Passive recognition is essential at all levels above B1: German news articles use this construction constantly. Being unable to parse it means missing significant content even when you know every individual word in the sentence.

Why this exists

German's strict verb-final word order in subordinate clauses means relative clauses push the verb far to the right of the noun. Extended participial phrases move information to the left of the noun instead — before the verb in the main clause. This keeps the main clause verb closer to the front of the sentence and allows the writer to pack more semantic content into fewer syntactic units. It's a compression strategy, not an arbitrary stylistic preference.

Common Traps

Trap 1 — Misidentifying the noun the article belongs to

In a long extended phrase, the article at the start can seem very far from its noun. Always scan to find the noun before trying to parse the block.

Das von mehreren Experten als unzureichend bewertete und von der Opposition scharf kritisierte Konzept...

The concept assessed by several experts as inadequate and sharply criticized by the opposition...

Two participial phrases stacked in one block before a single noun. Das belongs to Konzept at the end.

Trap 2 — Applying the wrong adjective ending to the participle

The participle ending must agree with the noun — not with anything inside the participial phrase. Identify the noun's gender and case first, then apply the ending.

die von der Regierung beschlossenen Maßnahmen ✓ (plural → -en)

die von der Regierung beschlossene Maßnahmen ✗

Trap 3 — Using Partizip I where Partizip II is needed

das beschlossene Gesetz ✓ (Partizip II — law was passed)

das beschließende Gesetz ✗ (Partizip I — the law that is passing something, which makes no sense)

Trap 4 — Producing extended phrases in spoken or informal contexts

This is a register error more than a grammar error, but it's noticeable. In conversation, use a relative clause.

Das von der Polizei gesuchte Auto… (written/formal ✓)

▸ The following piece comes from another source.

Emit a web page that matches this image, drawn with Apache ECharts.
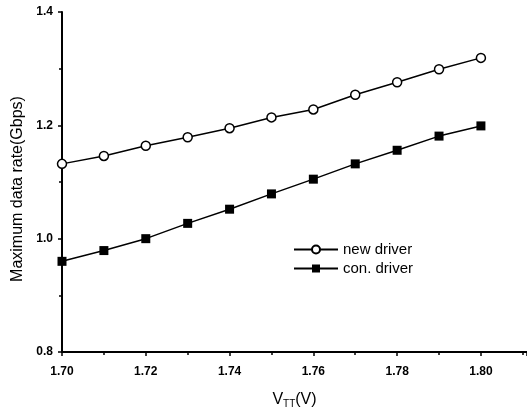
<!DOCTYPE html>
<html>
<head>
<meta charset="utf-8">
<script src="https://cdn.jsdelivr.net/npm/echarts@6/dist/echarts.min.js"></script>
<style>
  html, body { margin: 0; padding: 0; background: #fff; }
  #chart { width: 527px; height: 411px; }
</style>
</head>
<body>
<div id="chart"></div>
<script>
const vtt = [1.70, 1.71, 1.72, 1.73, 1.74, 1.75, 1.76, 1.77, 1.78, 1.79, 1.80]
const newDriver = [1.132, 1.146, 1.164, 1.179, 1.195, 1.214, 1.228, 1.254, 1.276, 1.299, 1.319]
const conDriver = [0.960, 0.979, 1.000, 1.027, 1.052, 1.079, 1.105, 1.132, 1.156, 1.181, 1.199]

const font = '"Liberation Sans", Arial, sans-serif'
const chart = echarts.init(document.getElementById('chart'))

const pairs = (ys) => vtt.map((x, i) => [x, ys[i]])

chart.setOption({
  animation: false,
  backgroundColor: '#fff',
  grid: {
    left: 62,
    top: 12,
    right: 0,
    bottom: 59,
    containLabel: false,
    outerBoundsMode: 'none',
  },
  legend: {
    orient: 'vertical',
    left: 288,
    top: 237,
    itemWidth: 44,
    itemHeight: 10,
    itemGap: 4,
    textStyle: {
      fontFamily: font,
      fontSize: 15,
      color: '#000',
    },
    data: ['new driver', 'con. driver'],
  },
  xAxis: {
    type: 'value',
    min: 1.70,
    max: 1.811,
    interval: 0.02,
    axisLine: { lineStyle: { color: '#000', width: 2 } },
    axisTick: { inside: false, length: 4, lineStyle: { color: '#000', width: 1.5 } },
    minorTick: { show: true, splitNumber: 2, length: 3, lineStyle: { color: '#000', width: 1.5 } },
    splitLine: { show: false },
    axisLabel: {
      showMaxLabel: false,
      fontFamily: font,
      fontSize: 12,
      fontWeight: 'bold',
      color: '#000',
      margin: 14,
      formatter: (v) => v.toFixed(2),
    },
    name: 'V{sub|TT}(V)',
    nameLocation: 'middle',
    nameGap: 38,
    nameTextStyle: {
      fontFamily: font,
      fontSize: 16,
      color: '#000',
      rich: {
        sub: { fontFamily: font, fontSize: 10, verticalAlign: 'bottom', padding: [9, 0, 0, 0], color: '#000' },
      },
    },
  },
  yAxis: {
    type: 'value',
    min: 0.8,
    max: 1.4,
    interval: 0.2,
    axisLine: { show: true, lineStyle: { color: '#000', width: 2 } },
    axisTick: { show: true, length: 4, lineStyle: { color: '#000', width: 1.5 } },
    minorTick: { show: true, splitNumber: 2, length: 3, lineStyle: { color: '#000', width: 1.5 } },
    splitLine: { show: false },
    axisLabel: {
      fontFamily: font,
      fontSize: 12,
      fontWeight: 'bold',
      color: '#000',
      margin: 9,
      formatter: (v) => v.toFixed(1),
    },
    name: 'Maximum data rate(Gbps)',
    nameLocation: 'middle',
    nameGap: 30,
    nameTextStyle: {
      fontFamily: font,
      fontSize: 16,
      color: '#000',
      padding: [0, 14, 0, 0],
    },
  },
  series: [
    {
      name: 'new driver',
      type: 'line',
      data: pairs(newDriver),
      symbol: 'circle',
      symbolSize: 9,
      lineStyle: { color: '#000', width: 1.5 },
      itemStyle: { color: '#fff', borderColor: '#000', borderWidth: 1.5 },
    },
    {
      name: 'con. driver',
      type: 'line',
      data: pairs(conDriver),
      symbol: 'rect',
      symbolSize: 9,
      lineStyle: { color: '#000', width: 1.5 },
      itemStyle: { color: '#000', borderColor: '#000', borderWidth: 0 },
    },
  ],
})
</script>
</body>
</html>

Das Auto, das von der Polizei gesucht wird… (spoken/informal ✓)

Quick Recap

  • Extended participial phrases pack a relative clause into a pre-noun modifier: [Article] + [modifiers] + [participle + adjective ending] + [noun].
  • Partizip I (infinitive + -d): active, ongoing. The noun is doing something. Die wachsende Wirtschaft.
  • Partizip II (past participle): passive or completed. Something has been done to the noun. Das beschlossene Gesetz.
  • Reading strategy: find the article, scan to the noun, identify the participle immediately before it (adjective ending), parse everything between article and participle as modifiers of that participle.
  • Building strategy: start with the relative clause, extract the participle, add adjective ending, move all modifiers between article and participle.
  • The participle takes standard adjective endings — same rules as any attributive adjective, agreeing with the noun in gender, number, and case.
  • Not all relative clauses convert. States, definitions, and modal constructions usually stay as relative clauses.
  • This construction is formal and written. In speech and informal writing, use relative clauses instead.
  • Passive recognition is essential from B2 upward — German news uses this construction constantly.